What’s more, Herro has guaranteed becoming the fifth player in the past 40 years to average 20 points as a reserve, joining Williams (twice), Johnson, Pierce and Thurl Bailey.
It’s notable that three-time Sixth Man of the Year winner Jamal Crawford never averaged as many points as Herro has this season.
Williams, who also won the award three times, has topped Herro’s scoring average only one of those three seasons. He averaged 15.5 and 20.0 points the other two seasons that he won the award.
Some Sixth Man winners have approached Herro’s scoring average in the year they won it, including Jason Terry (19.6 in 2008-09), Manu Ginobili (19.5 in 2007-08), and McHale, who won the award the second and third year of its existence with averages of 18.4 and 19.8 points per game.
The past two winners of the award -- Montrezl Harrell and Jordan Clarkson -- averaged 18.6 and 18.4 points those two seasons.
Harden averaged 16.8 points in the one season that he won the award, before later becoming a starter.

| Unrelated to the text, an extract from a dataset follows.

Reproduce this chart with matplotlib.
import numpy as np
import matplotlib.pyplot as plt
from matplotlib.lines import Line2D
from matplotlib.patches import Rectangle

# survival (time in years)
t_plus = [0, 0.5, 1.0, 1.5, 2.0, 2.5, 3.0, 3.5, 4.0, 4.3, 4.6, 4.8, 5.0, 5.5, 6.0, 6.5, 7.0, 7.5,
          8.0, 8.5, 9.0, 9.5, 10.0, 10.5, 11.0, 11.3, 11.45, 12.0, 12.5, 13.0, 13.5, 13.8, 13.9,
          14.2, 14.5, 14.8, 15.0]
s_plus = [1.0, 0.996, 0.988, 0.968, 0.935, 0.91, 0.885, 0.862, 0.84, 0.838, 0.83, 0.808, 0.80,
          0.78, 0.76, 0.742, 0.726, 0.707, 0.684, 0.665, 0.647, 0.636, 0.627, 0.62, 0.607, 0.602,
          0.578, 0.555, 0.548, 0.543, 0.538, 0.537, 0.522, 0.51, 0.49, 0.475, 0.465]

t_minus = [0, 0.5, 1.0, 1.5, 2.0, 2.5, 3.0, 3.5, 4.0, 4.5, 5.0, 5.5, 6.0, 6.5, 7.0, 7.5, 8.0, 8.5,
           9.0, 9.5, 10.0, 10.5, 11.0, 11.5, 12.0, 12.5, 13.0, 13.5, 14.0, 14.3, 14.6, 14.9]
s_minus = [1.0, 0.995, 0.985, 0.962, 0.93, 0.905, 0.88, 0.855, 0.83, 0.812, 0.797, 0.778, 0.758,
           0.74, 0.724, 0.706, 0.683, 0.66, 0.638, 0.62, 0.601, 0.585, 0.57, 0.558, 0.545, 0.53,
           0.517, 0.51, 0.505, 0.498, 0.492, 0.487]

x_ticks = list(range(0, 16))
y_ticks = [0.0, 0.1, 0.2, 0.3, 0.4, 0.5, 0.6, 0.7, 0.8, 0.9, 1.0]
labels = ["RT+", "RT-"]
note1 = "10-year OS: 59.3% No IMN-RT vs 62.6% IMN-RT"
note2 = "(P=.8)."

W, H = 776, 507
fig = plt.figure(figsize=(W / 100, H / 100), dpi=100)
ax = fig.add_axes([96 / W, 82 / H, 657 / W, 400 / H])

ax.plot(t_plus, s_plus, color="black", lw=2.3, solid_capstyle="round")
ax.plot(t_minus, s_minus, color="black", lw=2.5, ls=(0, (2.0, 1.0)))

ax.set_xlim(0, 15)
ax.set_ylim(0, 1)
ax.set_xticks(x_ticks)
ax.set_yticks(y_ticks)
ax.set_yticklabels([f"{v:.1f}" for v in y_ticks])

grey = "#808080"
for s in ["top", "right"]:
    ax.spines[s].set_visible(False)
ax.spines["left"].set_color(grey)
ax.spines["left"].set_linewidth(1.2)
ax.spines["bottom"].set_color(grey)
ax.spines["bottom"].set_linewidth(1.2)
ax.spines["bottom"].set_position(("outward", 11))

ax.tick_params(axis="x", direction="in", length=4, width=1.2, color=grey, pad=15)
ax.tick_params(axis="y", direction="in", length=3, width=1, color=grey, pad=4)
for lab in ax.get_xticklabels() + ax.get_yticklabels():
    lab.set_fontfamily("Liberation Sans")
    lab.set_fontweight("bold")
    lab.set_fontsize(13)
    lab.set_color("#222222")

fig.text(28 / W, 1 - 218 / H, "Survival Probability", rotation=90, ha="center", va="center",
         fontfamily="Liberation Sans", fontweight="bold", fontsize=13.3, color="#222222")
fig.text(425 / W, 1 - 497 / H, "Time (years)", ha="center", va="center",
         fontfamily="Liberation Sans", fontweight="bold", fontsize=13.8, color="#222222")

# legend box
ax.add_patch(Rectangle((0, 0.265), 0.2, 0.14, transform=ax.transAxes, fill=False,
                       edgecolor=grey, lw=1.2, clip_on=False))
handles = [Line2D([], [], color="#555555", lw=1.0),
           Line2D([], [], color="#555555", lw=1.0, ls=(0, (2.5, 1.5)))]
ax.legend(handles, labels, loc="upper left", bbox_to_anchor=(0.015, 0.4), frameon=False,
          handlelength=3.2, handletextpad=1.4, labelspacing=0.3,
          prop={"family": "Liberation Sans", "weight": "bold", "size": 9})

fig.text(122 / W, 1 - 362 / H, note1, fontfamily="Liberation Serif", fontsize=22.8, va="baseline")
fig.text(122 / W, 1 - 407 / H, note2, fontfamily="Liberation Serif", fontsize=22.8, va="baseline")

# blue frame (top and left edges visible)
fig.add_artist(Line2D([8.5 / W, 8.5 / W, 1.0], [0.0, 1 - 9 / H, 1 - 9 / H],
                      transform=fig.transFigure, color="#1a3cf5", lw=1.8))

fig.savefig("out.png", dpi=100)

The first Sixth Man winner, former Philadelphia 76ers forward Bobby Jones in 1982-83, averaged 9.0 points, one of two winners who averaged less than 10 points per game in winning the award.
The other: Anthony Mason, who averaged 9.9 points and 8.4 rebounds when he won it in 1994-95.
As the season has unfolded, “I think Tyler figured out that we need him to get 18-to-25 points for us to be a successful group long-term,” Kyle Lowry said.
And Herro has done it pretty efficiently, shooting 44.7 percent from the field and 39.9 on three-pointers, while averaging 5.0 rebounds and 4.0 assists.
Despite being limited to 66 games overall (with 56 coming off the bench), Herro is just the third player since 1975 to score at least 25 points off the bench in at least 20 games in a single season, joining Pierce (who did it twice) and Bailey.
He also recently passed Dwyane Wade’s record for most points off the bench by a Heat player in a season.
Williams and Crawford are the only players to win the Sixth Man award more than twice. McHale, Schrempf and Pierce are the only players who have won the award exactly twice.
Whether Herro gets the chance to win another remains to be seen, with Erik Spoelstra’s lineup decisions next fall - and the Heat’s 2022-23 roster construction - set to shape that decision.
Herro has embraced the sixth man role but has said, when asked over the past two years, that starting is his longterm goal.
Asked last month by ESPN’s Malika Andrews if he believes he deserves the Sixth Man award, he said: “That’s for you guys to decide, but I believe so. There’s a bunch of great bench players, but at this point I feel like I’ve done my part. I’m on the best team, and I should be Sixth Man of the Year.”
Though The Athletic’s John Hollinger, a former Memphis Grizzlies executive, made a case this past week for Cleveland’s Kevin Love to win the award, that would be surprising. TNT’s Stan Van Gundy, among others, has said Herro is clearly the most deserving candidate.
Besides Herro and Love, others who could receive top three votes include Charlotte’s Harrell and Kelly Oubre and Utah’s Clarkson.
Among other potential awards, Herro stands as a long-shot for the NBA’s Most Improved Player award and Erik Spoelstra is an underdog to win Coach of the Year for the first time.
Memphis’ Ja Morant and Desmond Bane, Orlando’s Cole Anthony, San Antonio’s Dejounte Murray, Charlotte’s Miles Bridges, Golden State’s Jordan Poole, Herro and Cleveland’s Darius Garland are all contenders for most improved.
Memphis’ Taylor Jenkins and Phoenix’s Monty Williams are top contenders for Coach of the Year, with Cleveland’s J.B. Bickerstaff also likely to warrant consideration and Spoelstra likely to receive some top-three votes.
Bam Adebayo is considered an underdog for Defensive Player of the Year. Giannis Antetokounmpo and Rudy Gobert are considered the favorites, with Adebayo, Mikal Bridges, Marcus Smart and Draymond Green likely to receive some second- and third-place votes.